The Two-Fold Challenge for Indian Industry
The Confederation of Indian Textile Industry (CITI) identifies a dual threat:
- Direct Competition in the US Market: The quota-based zero-tariff access gives Bangladeshi exporters a powerful tool to undercut Indian prices and secure larger orders from American brands increasingly seeking to diversify from China. In a market where Bangladesh already holds a larger share than India, this advantage could accelerate the shift.
- Secondary Impact on Upstream Exports: India is a major exporter of cotton yarn to Bangladesh, which then weaves and stitches it into finished garments. If the US-Bangladesh deal incentivizes Dhaka to buy more US cotton (as part of its commitment), demand for Indian cotton yarn could decline, hurting a vital segment of India’s domestic textile ecosystem.
The Bigger Picture: Trade as the New Diplomacy
This episode illustrates a fundamental shift in how trade is being weaponized and woven into the fabric of regional diplomacy. Agreements are no longer just about tariffs and quotas; they are tools of strategic alignment and deterrence.
- For the US: The deal deepens engagement in South Asia, creates a stable market for its agricultural and energy surplus, and subtly checks China’s inroads by strengthening ties with Bangladesh.

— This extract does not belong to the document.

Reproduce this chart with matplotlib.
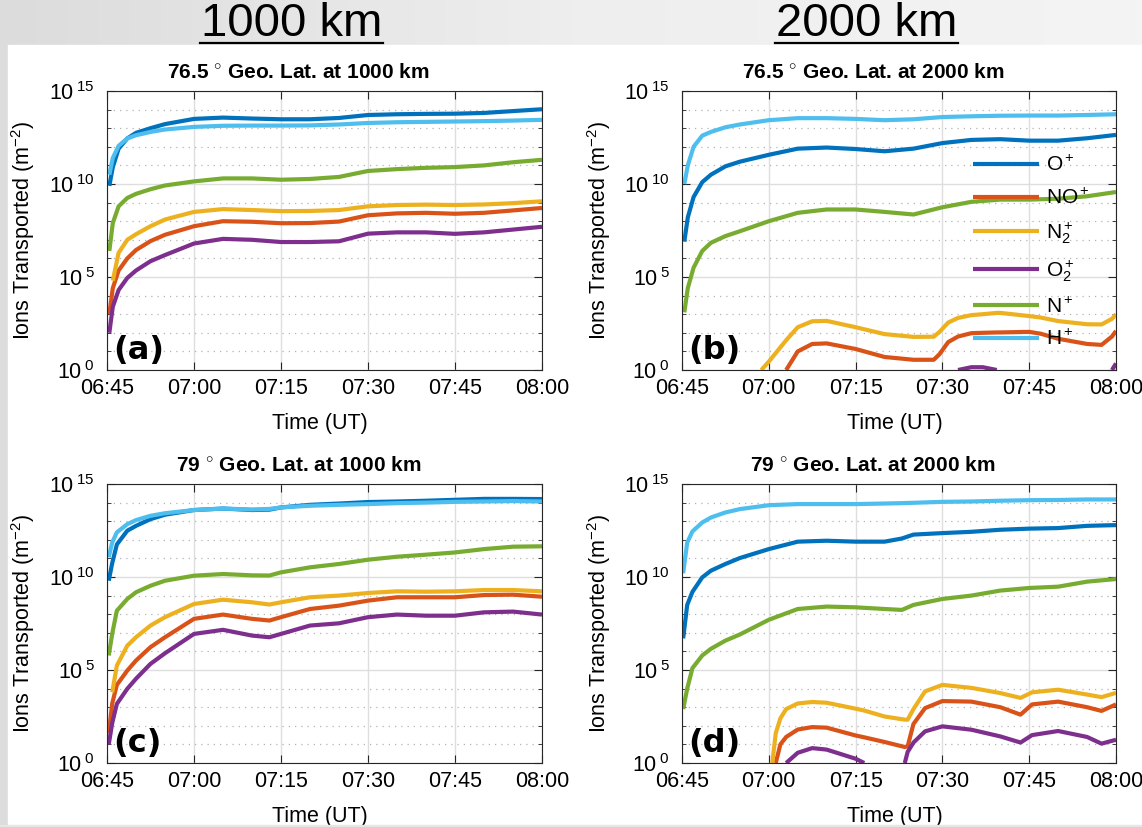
import numpy as np
import matplotlib.pyplot as plt
from matplotlib.patches import Rectangle
from matplotlib.lines import Line2D
from matplotlib.colors import LinearSegmentedColormap
from matplotlib.ticker import FixedLocator, NullFormatter

nan = np.nan

# time in minutes after 06:45 UT, values are log10(ions m^-2)
ions = ['O$^+$', 'NO$^+$', 'N$_2^+$', 'O$_2^+$', 'N$^+$', 'H$^+$']
colors = ['#0072BD', '#D95319', '#EDB120', '#7E2F8E', '#77AC30', '#4DBEEE']
time_ticks = [0, 15, 30, 45, 60, 75]
time_labels = ['06:45', '07:00', '07:15', '07:30', '07:45', '08:00']

# (a) 76.5 deg, 1000 km
t_a = [0.4, 1, 2, 3.5, 5, 7.5, 10, 15, 20, 25, 30, 35, 40, 45, 50, 55, 60, 65, 70, 75]
a_O = [9.9, 10.9, 11.9, 12.45, 12.75, 13.0, 13.22, 13.5, 13.57, 13.52, 13.48, 13.48, 13.55, 13.71, 13.75, 13.77, 13.78, 13.82, 13.92, 14.02]
a_NO = [3.0, 4.4, 5.35, 6.0, 6.45, 6.93, 7.27, 7.73, 8.0, 7.97, 7.89, 7.9, 7.98, 8.32, 8.42, 8.45, 8.4, 8.45, 8.58, 8.71]
a_N2 = [nan, 4.8, 6.3, 7.0, 7.3, 7.73, 8.09, 8.5, 8.65, 8.6, 8.54, 8.55, 8.6, 8.8, 8.87, 8.89, 8.87, 8.9, 8.97, 9.07]
a_O2 = [2.0, 3.4, 4.3, 4.95, 5.35, 5.85, 6.18, 6.8, 7.05, 7.0, 6.88, 6.88, 6.92, 7.33, 7.4, 7.4, 7.32, 7.4, 7.55, 7.7]
a_N = [6.4, 7.9, 8.8, 9.25, 9.47, 9.72, 9.92, 10.14, 10.3, 10.3, 10.23, 10.27, 10.38, 10.7, 10.8, 10.87, 10.91, 11.0, 11.17, 11.3]
a_H = [10.5, 11.4, 12.05, 12.45, 12.62, 12.8, 12.93, 13.07, 13.13, 13.14, 13.14, 13.15, 13.2, 13.28, 13.32, 13.34, 13.36, 13.38, 13.41, 13.45]

# (b) 76.5 deg, 2000 km
t_b = [0.4, 1, 2, 3.5, 5, 7.5, 10, 15, 20, 25, 30, 35, 40, 45, 50, 55, 60, 65, 70, 75]
b_O = [6.9, 8.2, 9.3, 10.1, 10.5, 10.95, 11.2, 11.57, 11.9, 11.96, 11.88, 11.76, 11.9, 12.2, 12.37, 12.41, 12.33, 12.33, 12.46, 12.64]
b_N = [3.1, 4.4, 5.5, 6.4, 6.84, 7.2, 7.46, 8.0, 8.45, 8.63, 8.63, 8.5, 8.36, 8.75, 9.04, 9.16, 9.16, 9.21, 9.34, 9.57]
b_H = [10.0, 11.0, 12.0, 12.6, 12.8, 13.05, 13.2, 13.43, 13.54, 13.54, 13.5, 13.43, 13.48, 13.6, 13.64, 13.67, 13.68, 13.68, 13.71, 13.75]
t_b_low = [13.7, 15, 18, 20, 22.5, 25, 30, 35, 40, 43.5, 44.5, 46, 47.7, 50, 52, 54.4, 55, 60, 62, 65, 70, 72.5, 74.3, 75]
b_NO = [nan, nan, 0.0, 1.0, 1.4, 1.43, 1.13, 0.7, 0.55, 0.55, 0.85, 1.5, 1.8, 1.98, 2.0, 2.02, 2.02, 2.05, 1.95, 1.68, 1.4, 1.35, 1.8, 2.1]
b_N2 = [0.0, 0.45, 1.6, 2.3, 2.62, 2.64, 2.3, 1.93, 1.78, 1.79, 2.05, 2.55, 2.8, 2.95, 3.0, 3.07, 3.07, 2.9, 2.82, 2.63, 2.46, 2.45, 2.75, 3.0]
b_O2 = [nan, nan, nan, nan, nan, nan, nan, nan, nan, nan, nan, nan, 0.0, 0.15, 0.15, 0.0, nan, nan, nan, nan, nan, nan, 0.0, 0.35]

# (c) 79 deg, 1000 km
t_c = [0.3, 0.9, 1.7, 3.5, 5, 7.5, 10, 15, 20, 25, 28, 30, 35, 40, 45, 50, 55, 60, 65, 70, 75]
c_O = [9.8, 10.75, 11.75, 12.49, 12.75, 13.11, 13.35, 13.6, 13.68, 13.6, 13.62, 13.74, 13.88, 13.95, 14.03, 14.06, 14.1, 14.15, 14.2, 14.2, 14.19]
c_NO = [1.6, 3.2, 4.2, 4.97, 5.51, 6.23, 6.76, 7.75, 7.98, 7.75, 7.66, 7.84, 8.28, 8.46, 8.73, 8.91, 8.91, 8.91, 9.03, 9.05, 8.94]
c_N2 = [nan, 3.8, 5.24, 6.31, 6.76, 7.39, 7.84, 8.55, 8.78, 8.64, 8.52, 8.64, 8.91, 9.0, 9.14, 9.23, 9.21, 9.23, 9.3, 9.3, 9.23]
c_O2 = [1.0, 2.15, 3.18, 3.99, 4.53, 5.33, 5.9, 6.94, 7.16, 6.85, 6.76, 6.94, 7.39, 7.51, 7.84, 7.98, 7.92, 7.92, 8.1, 8.14, 7.98]
c_N = [5.78, 6.95, 8.19, 8.82, 9.18, 9.53, 9.8, 10.07, 10.16, 10.09, 10.08, 10.25, 10.52, 10.7, 10.93, 11.09, 11.2, 11.32, 11.5, 11.63, 11.65]
c_H = [11.06, 11.86, 12.4, 12.84, 13.06, 13.29, 13.43, 13.6, 13.68, 13.63, 13.66, 13.74, 13.83, 13.88, 13.92, 13.97, 14.0, 14.04, 14.06, 14.08, 14.06]

# (d) 79 deg, 2000 km
t_d = [0.2, 0.9, 1.8, 3.5, 5, 7.5, 10, 15, 20, 25, 30, 35, 38, 40, 45, 50, 55, 60, 65, 70, 75]
d_O = [6.7, 8.5, 9.2, 9.98, 10.34, 10.7, 11.02, 11.5, 11.9, 11.95, 11.9, 11.9, 12.07, 12.28, 12.36, 12.43, 12.54, 12.6, 12.63, 12.75, 12.79]
d_N = [2.9, 4.0, 5.1, 5.78, 6.14, 6.58, 6.91, 7.7, 8.28, 8.41, 8.37, 8.28, 8.23, 8.5, 8.82, 9.0, 9.27, 9.41, 9.48, 9.75, 9.89]
d_H = [10.2, 11.85, 12.45, 12.93, 13.2, 13.47, 13.65, 13.86, 13.92, 13.92, 13.92, 13.95, 13.97, 13.99, 14.04, 14.06, 14.1, 14.13, 14.14, 14.17, 14.17]
t_d_low = [15.6, 16.2, 17, 18, 20, 22.5, 25, 30, 31.5, 35, 38.5, 39, 40, 42, 45, 50, 55, 58.5, 60.5, 65, 70, 72.5, 75]
d_NO = [nan, 0.0, 1.0, 1.4, 1.8, 1.93, 1.9, 1.48, 1.38, 1.13, 0.86, 0.9, 2.1, 2.95, 3.33, 3.3, 3.0, 2.6, 3.15, 3.3, 3.0, 2.8, 3.15]
d_N2 = [0.0, 1.6, 2.4, 2.9, 3.2, 3.28, 3.24, 2.92, 2.82, 2.5, 2.33, 2.33, 2.9, 3.85, 4.2, 4.04, 3.76, 3.5, 3.8, 3.94, 3.68, 3.54, 3.77]
d_O2 = [nan, nan, nan, 0.0, 0.55, 0.8, 0.72, 0.23, 0.0, nan, 0.0, 0.6, 1.1, 1.7, 1.97, 1.79, 1.43, 1.1, 1.5, 1.72, 1.4, 1.04, 1.25]

plt.rcParams['font.family'] = ['Liberation Sans', 'DejaVu Sans']
plt.rcParams['mathtext.fontset'] = 'custom'
plt.rcParams['mathtext.rm'] = 'Liberation Sans'
plt.rcParams['mathtext.it'] = 'Liberation Sans:italic'
plt.rcParams['mathtext.bf'] = 'Liberation Sans:bold'

W, H = 1142, 827
fig = plt.figure(figsize=(W / 100, H / 100), dpi=100)

# slide-like background
bg = fig.add_axes([0, 0, 1, 1], zorder=-10)
grad = np.linspace(0, 1, 256).reshape(1, -1)
cmap = LinearSegmentedColormap.from_list('g', ['#dcdcdc', '#eeeeee', '#f4f4f4'])
bg.imshow(grad, aspect='auto', extent=[0, 1, 0, 1], cmap=cmap)
bg.add_patch(Rectangle((8 / W, 1 - 825 / H), 1 - 8 / W, (825 - 45) / H, color='white'))
bg.set_xlim(0, 1)
bg.set_ylim(0, 1)
bg.axis('off')

for txt, xc, x0, x1 in [('1000 km', 292, 200, 383), ('2000 km', 867, 775, 958)]:
    fig.text(xc / W, 1 - 24 / H, txt, fontsize=34, ha='center', va='center')
    fig.add_artist(Line2D([x0 / W, x1 / W], [1 - 43 / H, 1 - 43 / H], color='black', lw=1.6))


def fpos(left, top, right, bottom):
    return [left / W, 1 - bottom / H, (right - left) / W, (bottom - top) / H]


axes = {
    'a': fig.add_axes(fpos(107, 91, 542, 370)),
    'b': fig.add_axes(fpos(682, 91, 1116, 370)),
    'c': fig.add_axes(fpos(107, 484, 542, 763)),
    'd': fig.add_axes(fpos(682, 484, 1116, 763)),
}
titles = {
    'a': r'76.5 $^{\circ}$ Geo. Lat. at 1000 km',
    'b': r'76.5 $^{\circ}$ Geo. Lat. at 2000 km',
    'c': r'79 $^{\circ}$ Geo. Lat. at 1000 km',
    'd': r'79 $^{\circ}$ Geo. Lat. at 2000 km',
}
series = {
    'a': [(t_a, a_O), (t_a, a_NO), (t_a, a_N2), (t_a, a_O2), (t_a, a_N), (t_a, a_H)],
    'b': [(t_b, b_O), (t_b_low, b_NO), (t_b_low, b_N2), (t_b_low, b_O2), (t_b, b_N), (t_b, b_H)],
    'c': [(t_c, c_O), (t_c, c_NO), (t_c, c_N2), (t_c, c_O2), (t_c, c_N), (t_c, c_H)],
    'd': [(t_d, d_O), (t_d_low, d_NO), (t_d_low, d_N2), (t_d_low, d_O2), (t_d, d_N), (t_d, d_H)],
}

for key, ax in axes.items():
    for (t, v), col, lab in zip(series[key], colors, ions):
        ax.plot(t, 10.0 ** np.array(v), color=col, lw=3, label=lab, solid_capstyle='butt')
    ax.set_yscale('log')
    ax.set_xlim(0, 75)
    ax.set_ylim(1, 1e15)
    ax.set_xticks(time_ticks)
    ax.set_xticklabels(time_labels)
    ax.set_yticks([1, 1e5, 1e10, 1e15])
    ax.set_yticklabels([r'10$\,^{0}$', r'10$\,^{5}$', r'10$\,^{10}$', r'10$\,^{15}$'])
    ax.yaxis.set_minor_locator(FixedLocator(10.0 ** np.arange(0, 16)))
    ax.yaxis.set_minor_formatter(NullFormatter())
    ax.tick_params(which='both', direction='in', top=True, right=True, color='#262626')
    ax.tick_params(which='major', length=6, width=0.8, labelsize=15.5)
    ax.tick_params(which='minor', length=3, width=0.6)
    ax.tick_params(axis='y', pad=9)
    ax.tick_params(axis='x', pad=6)
    ax.grid(True, which='major', color='#dedede', lw=1, ls='-')
    ax.grid(True, which='minor', axis='y', color='#b4b4b4', lw=0.9, ls=(0, (1, 4)))
    ax.set_axisbelow(True)
    for sp in ax.spines.values():
        sp.set_color('#262626')
        sp.set_linewidth(0.8)
    ax.set_ylabel('Ions Transported (m$^{\\mathrm{-2}}$)', fontsize=15.5)
    ax.yaxis.set_label_coords(-0.16, 0.5)
    ax.set_xlabel('Time (UT)', fontsize=15.5)
    ax.xaxis.set_label_coords(0.49, -0.155)
    ax.text(0.44, 1.065, titles[key], transform=ax.transAxes, ha='center', va='center',
            fontsize=15, fontweight='bold')
    ax.text(0.014, 0.015, '(' + key + ')', transform=ax.transAxes, ha='left', va='bottom',
            fontsize=23, fontweight='bold', family='DejaVu Sans')

axes['b'].legend(loc='upper left', bbox_to_anchor=(0.67, 0.77), frameon=False, fontsize=15,
                 handlelength=3.2, handletextpad=0.3, labelspacing=0.6,
                 borderpad=0, borderaxespad=0)

# bottom edge of the slide
fig.add_artist(Rectangle((0, 0), 1, 1 - 825 / H, transform=fig.transFigure,
                         color='#e6e6e6', zorder=20))

fig.savefig('out.png', dpi=100)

- For Bangladesh: It secures an economic lifeline, diversifies partnerships away from over-reliance on any single neighbor, and bolsters its negotiating position vis-à-vis India and the EU.
- For India: It serves as a stark lesson that in a fragmented global order, advantages are fleeting. It underscores the need for agile diplomacy and deeper introspection on managing relationships with neighbors, where economic ties and geopolitical interests are inextricably linked.
Looking Ahead: Pathways for India
The vanishing tariff advantage is a setback, but not an endpoint. India’s response will likely involve:
- Accelerating Other Trade Pacts: Fast-tracking negotiations with the EU and the UK to open alternative, preferential markets for Indian textiles.
- Domestic Competitiveness: Moving beyond tariff debates to address internal challenges like logistics costs, labor reforms, and scaling up productivity to compete on efficiency, not just duty differentials.
- Diplomatic Outreach: Re-engaging with Dhaka to manage disputes and find areas of pragmatic cooperation, recognizing that a perpetually tense neighbor can continually source external partners to offset Indian influence.
Conclusion
The overnight evaporation of India’s tariff edge over Bangladesh is more than a market story. It is a case study in modern economic statecraft, where trade deals are rapid-response instruments in broader strategic rivalries. It reveals the vulnerabilities of interim advantages in a multipolar world and highlights how regional relationships, when mismanaged, can have direct and costly commercial consequences. For India, the challenge now is to look beyond the immediate stock market dip and craft a coherent, long-term strategy that harmonizes its economic ambitions with the delicate geopolitics of its own neighborhood. The textile trade, it seems, is woven with threads of power, diplomacy, and national interest.